Sports

BRUISED HAND PUTS DELGADO ON SHELF

Jose Reyes won’t be the only Met heading into the second half of the season with a sore hand. First baseman Carlos Delgado suffered a bruised left hand in the first half of yesterday’s doubleheader with Florida, eventually leaving the contentious 3-2 loss to the Marlins.

Leading off the second inning, Delgado got hit by a full-count Josh Johnson pitch, wincing with pain and flexing his hand. He stayed in the game long enough to fan on 90 mph heat leading off the fourth, but with the bases loaded in the very next frame, Willie Randolph lifted him for pinch-hitter Julio Franco.

X-rays were negative, and the Mets are listing him as day-to-day. But considering the way the 34-year-old has been both hurting and slumping, and how Franco has played – he drew an RBI walk, then led off the eighth with a single – it’s hard to picture the Mets trying to play him in today’s series finale.

“He couldn’t tighten the bat in his hands. It’s just a bruise in the knuckle area,” Randolph said before the nightcap, which Delgado sat out.
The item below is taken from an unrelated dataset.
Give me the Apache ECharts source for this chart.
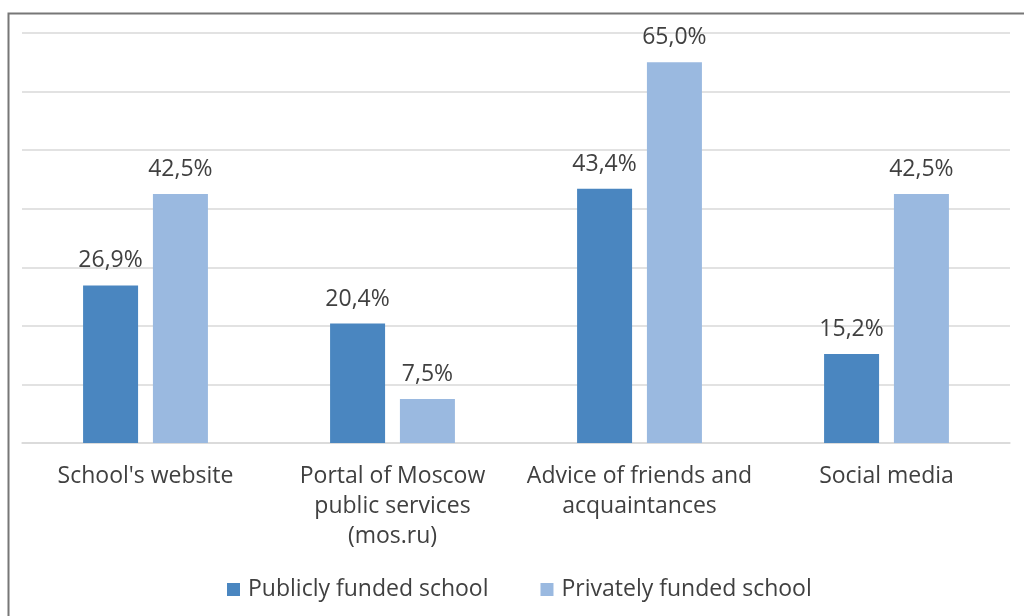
<!DOCTYPE html>
<html><head><meta charset="utf-8">
<script src="https://cdn.jsdelivr.net/npm/echarts@6/dist/echarts.min.js"></script>
<style>html,body{margin:0;padding:0;background:#fff;}#c{width:1024px;height:616px;}</style>
</head><body><div id="c"></div>
<script>
const categories = ["School's website", "Portal of Moscow\npublic services\n(mos.ru)", "Advice of friends and\nacquaintances", "Social media"];
const seriesNames = ["Publicly funded school", "Privately funded school"];
const publicValues = [26.9, 20.4, 43.4, 15.2];
const privateValues = [42.5, 7.5, 65.0, 42.5];
const colors = ['#4a86c0', '#9ab9e0'];
const FONT = 'Open Sans';
const chart = echarts.init(document.getElementById('c'), null, {renderer: 'canvas'});
const fmt = p => p.value.toFixed(1).replace('.', ',') + '%';
const mk = (name, data, color) => ({
  name, type: 'bar', data, barWidth: 55, barGap: '27%',
  itemStyle: {color},
  label: {show: true, position: 'top', distance: 13, formatter: fmt, color: '#404040', fontSize: 23, fontFamily: FONT}
});
chart.setOption({
  animation: false,
  graphic: [{type: 'polyline', shape: {points: [[8.5, 616], [8.5, 13.5], [1024, 13.5]]}, style: {stroke: '#777', lineWidth: 2, fill: null}}],
  grid: {left: 22, right: 14, top: 33, bottom: 173},
  legend: {bottom: 10, left: 222, itemWidth: 13, itemHeight: 13, itemGap: 52, icon: 'rect',
    textStyle: {color: '#404040', fontSize: 23, fontFamily: FONT, padding: [0, 0, 0, 3]}, data: seriesNames},
  xAxis: {type: 'category', data: categories,
    axisLine: {lineStyle: {color: '#d9d9d9', width: 1.5}}, axisTick: {show: false},
    axisLabel: {color: '#404040', fontSize: 23, fontFamily: FONT, lineHeight: 30, margin: 18, interval: 0}},
  yAxis: {type: 'value', min: 0, max: 70, interval: 10, axisLabel: {show: false},
    axisLine: {show: false}, axisTick: {show: false},
    splitLine: {lineStyle: {color: '#d9d9d9', width: 1.5}}},
  series: [mk(seriesNames[0], publicValues, colors[0]), mk(seriesNames[1], privateValues, colors[1])]
});
</script></body></html>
He was one of three Mets that got hit in the early game, although he is the only one that was forced out of action.

“That happens sometimes. Guys try to pitch inside and every once in awhile it gets away,” Randolph said philosophically. “That’s part of the game. You’ve just got to ride with it.”

What has been hard to ride with has been the recent funk Delgado is mired in.

He is 7-for-46 with 11 strikeouts and just six RBI since the start of the Reds series on June 19. And worse, since aggravating his sore right rib cage on a swinging strike Wednesday June 28 in Boston – he stayed in that game, but missed the next three and DHed in a fourth – he has struggled mightily.

Delgado is just 1-for-16 since his return, with six strikeouts and just one lonely RBI. The break can’t come soon enough for the slugger.